When someone no less in stature than Steve Jobs requests you by name and refuses to work with anyone else, you know you’ve entered a rare stratosphere. Paul Rand was the name on Jobs' mind when he needed a logo for his new company after being ousted from Apple in 1985. Credited with bringing the Swiss style of graphic design to the United States, Rand is also often attributed with completely changing the visual landscape of America in both the arts and commerce. His designs were simple, meaningful, and memorable. All characteristics that led to him design the logos for behemoths like IBM, ABC, and UPS, and creating magazine covers & spreads for Esquire & GQ’s precursor, Apparel Arts.

Paul Rand Profile
Rand at his studio in Weston, CT

Anyone who says youth is wasted on the young isn't familiar with Rand. Born and raised in Brooklyn, New York, Rand had stared his career by age 15, defying his parents and lying about his age to be able to enroll in night classes at the Pratt Institute while in high school. Just out of school, Rand began producing covers for a politically charged arts magazine Direction and, with complete creative control, had the rare opportunity to publish his work to large audiences fresh out of college.

So what was his work all about?

In his book, Thoughts on Design, Rand quotes philosopher John Dewey when he says “great original artists take a tradition into themselves.

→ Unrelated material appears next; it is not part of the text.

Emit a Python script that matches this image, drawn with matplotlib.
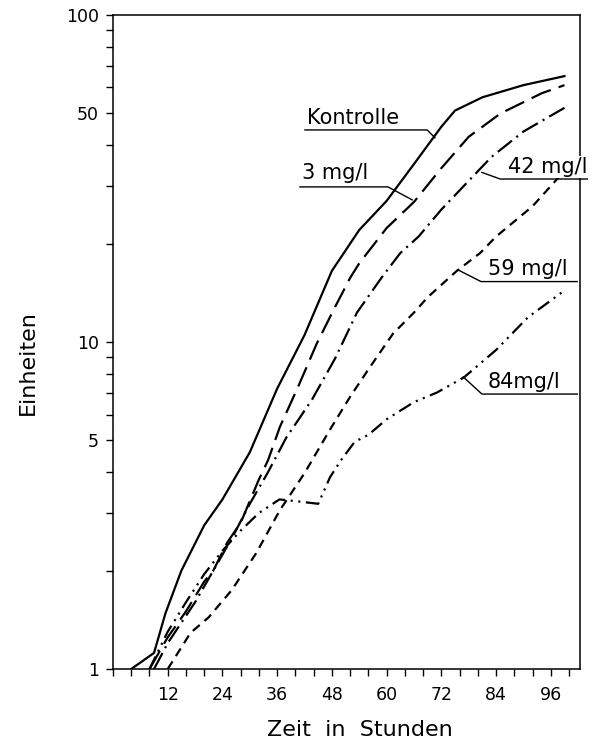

They have not shunned but digested it. Then the very conflict set up between it and what is new in themselves and in their environment creates the tension that demands a new mode of expression”. The break from the past that the Bauhaus and the Swiss style ushered in was the tradition that Rand “digested”. If you take a look at his work, you can see the influence that designers like Lazlo Moholy Nagy and artists like Paul Klee had on him. You can also see the play and humor that makes his work different.

Paul Rand Art Directors Club
Art Directors Club Hall of Fame invitation and RSVP card, 1983.

You can also see a playfulness and humor that makes his work different and speaks to us here at Adsum.

Rand’s influence can be seen in our own approach to graphic design. The most direct of his influence is exhibited on our notepads, a design that borrows heavily from a letterhead he had while living and working in Weston, Connecticut.

Adsum Notepad

We could try to sum up the appeal of Rand’s but Steve Jobs really nailed it when he said in an interview “[Paul’s] work for me is very emotional. And yet when you study it, it is very intellectual … so if you scratch the surface on any of his work, you find out the depth of the intellectual problem solving that has taken place, and yet when you see it, it’s wonderfully emotional."

Paul Rand Grave - Adsum
Before Paul Rand died in 1996, he asked the Swiss designer Fred Troller to make a headstone for him that would transcend the usual clichés.

To the end Rand kept to his principles and produced work that is at the same time simple, meaningful and memorable.

His gravestone, two stacked marble cubes inscribed in considered typography standing out amongst a sea of tradition & sameness, says it all.